[START]

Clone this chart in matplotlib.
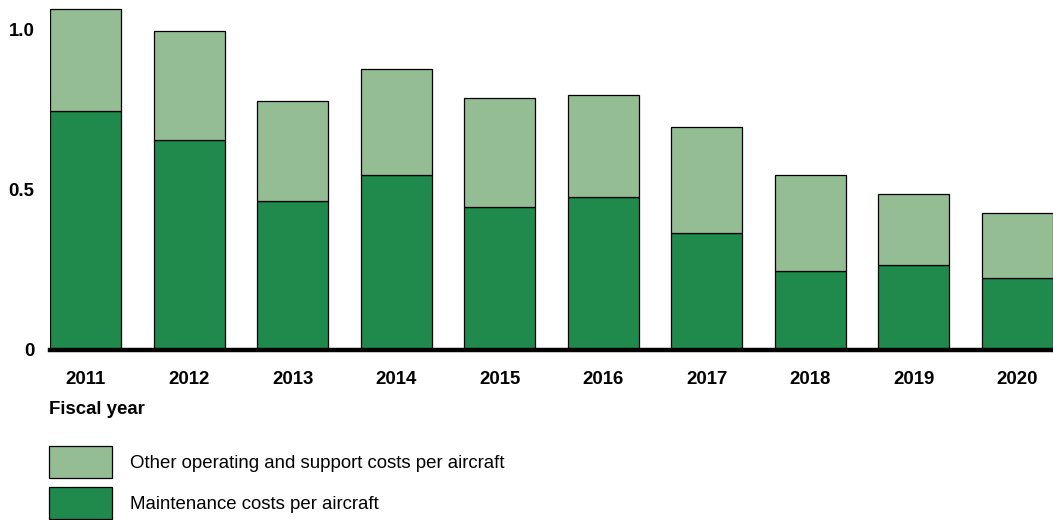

[END]
[START]

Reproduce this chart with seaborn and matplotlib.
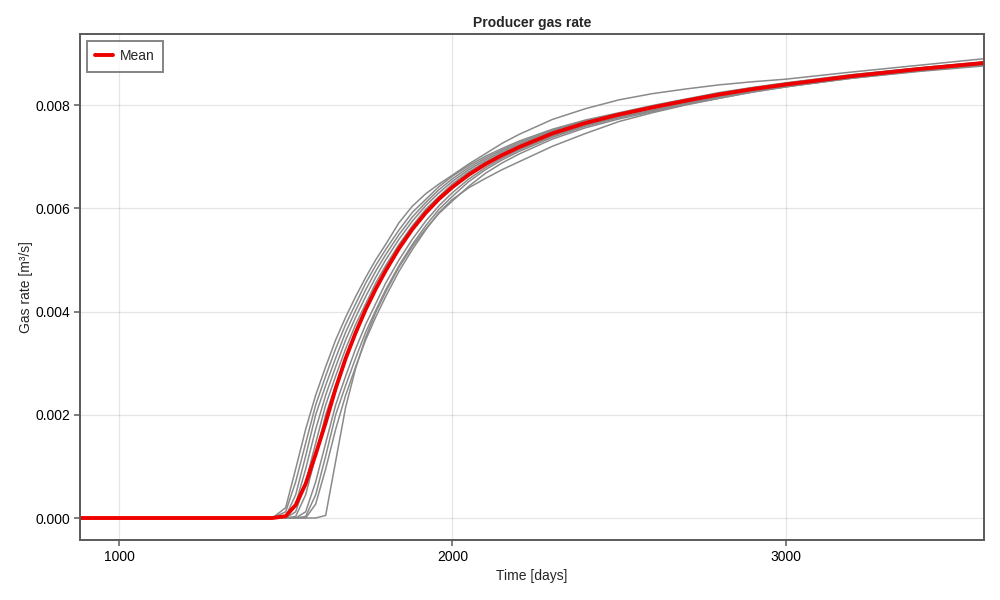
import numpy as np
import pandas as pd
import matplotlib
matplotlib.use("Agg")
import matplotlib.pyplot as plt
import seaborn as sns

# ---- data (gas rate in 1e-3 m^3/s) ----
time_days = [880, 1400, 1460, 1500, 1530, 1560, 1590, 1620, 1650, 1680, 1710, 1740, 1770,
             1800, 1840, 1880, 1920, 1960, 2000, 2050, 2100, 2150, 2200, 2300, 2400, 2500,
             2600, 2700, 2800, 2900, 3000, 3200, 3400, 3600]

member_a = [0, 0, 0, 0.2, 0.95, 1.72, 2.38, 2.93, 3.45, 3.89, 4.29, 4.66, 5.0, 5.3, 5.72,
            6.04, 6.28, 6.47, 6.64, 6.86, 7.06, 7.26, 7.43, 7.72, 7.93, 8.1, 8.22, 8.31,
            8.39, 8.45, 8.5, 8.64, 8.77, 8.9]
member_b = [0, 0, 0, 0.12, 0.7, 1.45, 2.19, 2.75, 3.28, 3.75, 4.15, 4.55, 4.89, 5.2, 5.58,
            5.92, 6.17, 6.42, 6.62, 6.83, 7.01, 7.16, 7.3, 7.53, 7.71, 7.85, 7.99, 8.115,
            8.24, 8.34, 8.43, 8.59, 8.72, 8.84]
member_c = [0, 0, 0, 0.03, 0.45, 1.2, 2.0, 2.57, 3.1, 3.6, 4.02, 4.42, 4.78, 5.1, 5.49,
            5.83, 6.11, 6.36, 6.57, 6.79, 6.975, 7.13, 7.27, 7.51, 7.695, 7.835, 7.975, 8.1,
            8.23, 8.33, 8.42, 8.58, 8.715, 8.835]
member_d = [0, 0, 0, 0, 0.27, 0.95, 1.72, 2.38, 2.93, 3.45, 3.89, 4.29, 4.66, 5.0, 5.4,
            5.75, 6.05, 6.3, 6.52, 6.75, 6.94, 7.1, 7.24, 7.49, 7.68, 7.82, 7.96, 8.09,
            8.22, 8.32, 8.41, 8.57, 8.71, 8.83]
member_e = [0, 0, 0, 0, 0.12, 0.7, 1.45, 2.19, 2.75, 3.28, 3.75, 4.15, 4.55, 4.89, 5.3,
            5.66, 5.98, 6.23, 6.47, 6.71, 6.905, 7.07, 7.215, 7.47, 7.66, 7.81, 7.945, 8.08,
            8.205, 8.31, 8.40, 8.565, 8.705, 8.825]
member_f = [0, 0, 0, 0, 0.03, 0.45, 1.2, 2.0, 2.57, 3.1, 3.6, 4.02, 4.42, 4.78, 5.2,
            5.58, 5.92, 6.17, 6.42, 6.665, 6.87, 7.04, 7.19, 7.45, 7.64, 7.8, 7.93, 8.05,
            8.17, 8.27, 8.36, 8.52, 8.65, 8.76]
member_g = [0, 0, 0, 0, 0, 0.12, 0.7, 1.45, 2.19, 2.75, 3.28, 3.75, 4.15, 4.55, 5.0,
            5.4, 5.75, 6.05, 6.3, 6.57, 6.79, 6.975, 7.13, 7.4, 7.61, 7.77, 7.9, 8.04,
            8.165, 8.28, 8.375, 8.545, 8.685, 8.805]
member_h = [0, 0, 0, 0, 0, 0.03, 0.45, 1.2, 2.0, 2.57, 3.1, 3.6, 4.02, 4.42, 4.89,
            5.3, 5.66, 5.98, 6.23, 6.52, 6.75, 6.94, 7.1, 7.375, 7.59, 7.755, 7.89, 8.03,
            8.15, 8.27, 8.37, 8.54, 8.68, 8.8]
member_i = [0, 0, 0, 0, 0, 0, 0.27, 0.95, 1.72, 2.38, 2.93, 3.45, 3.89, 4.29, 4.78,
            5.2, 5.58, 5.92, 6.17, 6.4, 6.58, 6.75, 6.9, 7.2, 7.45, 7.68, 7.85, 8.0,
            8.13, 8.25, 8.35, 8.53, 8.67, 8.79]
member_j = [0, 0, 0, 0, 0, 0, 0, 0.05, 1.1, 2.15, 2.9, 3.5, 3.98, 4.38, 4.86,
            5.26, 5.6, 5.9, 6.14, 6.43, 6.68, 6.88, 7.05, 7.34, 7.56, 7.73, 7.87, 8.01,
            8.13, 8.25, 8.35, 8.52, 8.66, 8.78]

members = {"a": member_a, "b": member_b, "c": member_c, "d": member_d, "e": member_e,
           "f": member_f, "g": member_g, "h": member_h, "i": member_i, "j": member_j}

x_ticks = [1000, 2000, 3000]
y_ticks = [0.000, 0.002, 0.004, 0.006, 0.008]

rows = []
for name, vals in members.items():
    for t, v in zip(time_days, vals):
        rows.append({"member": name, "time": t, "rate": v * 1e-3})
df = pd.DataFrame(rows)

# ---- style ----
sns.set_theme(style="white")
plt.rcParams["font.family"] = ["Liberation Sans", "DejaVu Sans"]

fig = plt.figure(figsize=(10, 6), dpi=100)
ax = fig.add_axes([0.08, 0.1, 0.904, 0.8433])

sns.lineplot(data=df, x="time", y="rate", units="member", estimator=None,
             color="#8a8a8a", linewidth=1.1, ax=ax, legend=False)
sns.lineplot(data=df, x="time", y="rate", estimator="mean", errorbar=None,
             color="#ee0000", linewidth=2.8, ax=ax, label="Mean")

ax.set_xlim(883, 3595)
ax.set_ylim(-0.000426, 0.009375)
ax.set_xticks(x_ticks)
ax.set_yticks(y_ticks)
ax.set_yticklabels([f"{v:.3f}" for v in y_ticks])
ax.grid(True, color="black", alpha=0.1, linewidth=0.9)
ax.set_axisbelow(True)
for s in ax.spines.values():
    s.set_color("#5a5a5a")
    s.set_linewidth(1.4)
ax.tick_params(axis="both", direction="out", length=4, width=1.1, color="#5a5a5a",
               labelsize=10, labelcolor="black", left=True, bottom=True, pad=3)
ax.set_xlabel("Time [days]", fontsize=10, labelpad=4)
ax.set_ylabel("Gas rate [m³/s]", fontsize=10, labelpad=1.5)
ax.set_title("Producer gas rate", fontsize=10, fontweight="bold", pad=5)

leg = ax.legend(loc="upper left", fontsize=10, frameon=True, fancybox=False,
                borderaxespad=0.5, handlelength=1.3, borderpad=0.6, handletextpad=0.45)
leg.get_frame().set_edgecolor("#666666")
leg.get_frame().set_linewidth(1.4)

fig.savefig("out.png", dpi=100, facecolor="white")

[END]

• **TASK OBJECTIVE**:
Reproduce, word for word, only the lines in the records above from the line with "Reproduce this chart" through the line with "2600, 2700, 2800, 2900, 3000, 3200, 3400, 3600]", including both ends; omit the pictures.

• **EXERCISE RESULT**:
Reproduce this chart with seaborn and matplotlib.
import numpy as np
import pandas as pd
import matplotlib
matplotlib.use("Agg")
import matplotlib.pyplot as plt
import seaborn as sns

# ---- data (gas rate in 1e-3 m^3/s) ----
time_days = [880, 1400, 1460, 1500, 1530, 1560, 1590, 1620, 1650, 1680, 1710, 1740, 1770,
             1800, 1840, 1880, 1920, 1960, 2000, 2050, 2100, 2150, 2200, 2300, 2400, 2500,
             2600, 2700, 2800, 2900, 3000, 3200, 3400, 3600]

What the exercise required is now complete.